I am sure everyone can relate to this one. Are you good enough for a spouse? Are you a good enough mother? A good enough friend?

In terms of starting How Humans Connect (HHC), I thought about how I tried to start a site before and that didn’t work out. I was really passionate about the idea to start off and eventually trailed off. Why would this be different? Even if HHC is a good idea, couldn’t someone else do a better job with it? I am also horrible at keeping up with social media. What would be the point of doing HHC if no one cared about it? Ironically, wanting people to read this site relates to my second biggest insecurity.

  1.       Insecurity Question: What will people think of me?

Answer: This can range from people thinking you’re completely awesome to thinking you’re a completely awful human being. Unfortunately, just as the first question, you don’t know unless you try.

When you are vulnerable, you open yourself to being judged for who you are and/or what you believe in. You open yourself to rejection of the most integral parts of yourself. When you tell a crush you like them more than a friend and they say they’re not interested it hurts. You can’t pretend like it never happened (side note: I recommend confessing a crush on April Fool’s day for a fool proof plan). They didn’t like you. That hurts. No matter how you swing it.

This venture by nature is very personal for me.

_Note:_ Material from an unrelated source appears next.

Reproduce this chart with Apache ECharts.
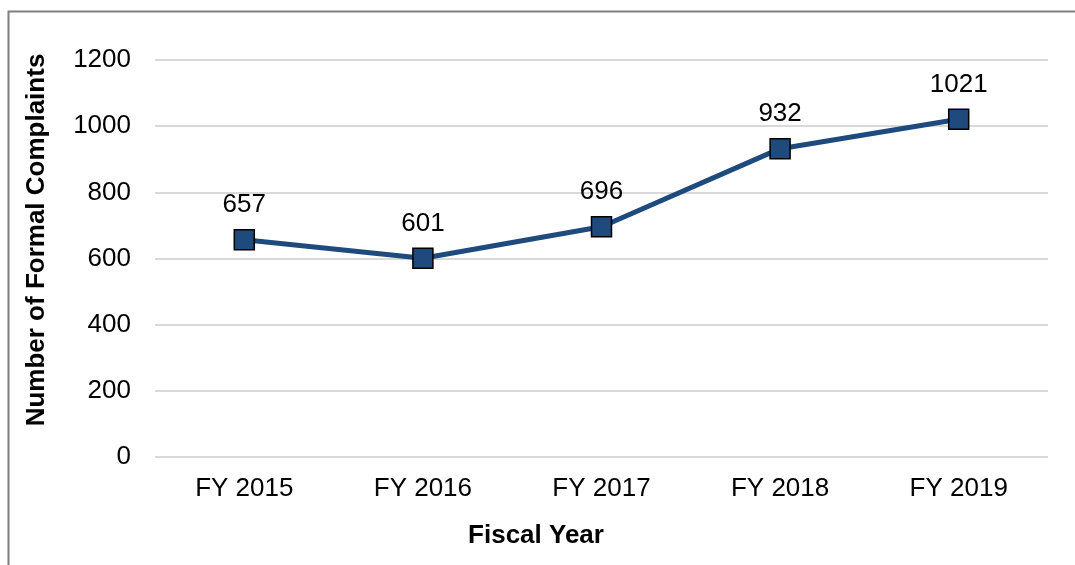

I’ve deleted and re-added the blog multiple times. With this, I have to think: what if my boss read this? What if my parents read it? What will certain friends that I keep certain things from think if they read it? I ran into the issue of how can I still be honest while still keeping my life personal? (Still working on that honestly…)  What if people think I’m a horrible and boring writer?  The ideas never sound as eloquent paper as in my head. What if they think the shirts are stupid and no one buys any?

I honestly still have reservations about all these things. I doubt myself all the time. However, here I am. Trying.

That insecure voice will always be there. The doubts will always be there. You just have to ignore it all enough to try and get what you want. Your work will never be perfect (especially in the beginning). But at least it’s yours.

So I guess that would be my advice to anyone, me included. There’s no way to overcome your insecurity unless you try. So apply for that new job. Start up that side venture instead of leaving it to collect dust in the back of your mind.

And if you need some motivation, find a role model (a friend, a mentor, etc.) whose story you can relate to. Everyone has their insecurities. Listen to their story so you can remember we all have to start from somewhere.

Ask me/Tell me Conversations:

Ask someone you admire about their insecurities.

Have a conversation about what your insecurities have been holding you back from and how you plan to change that.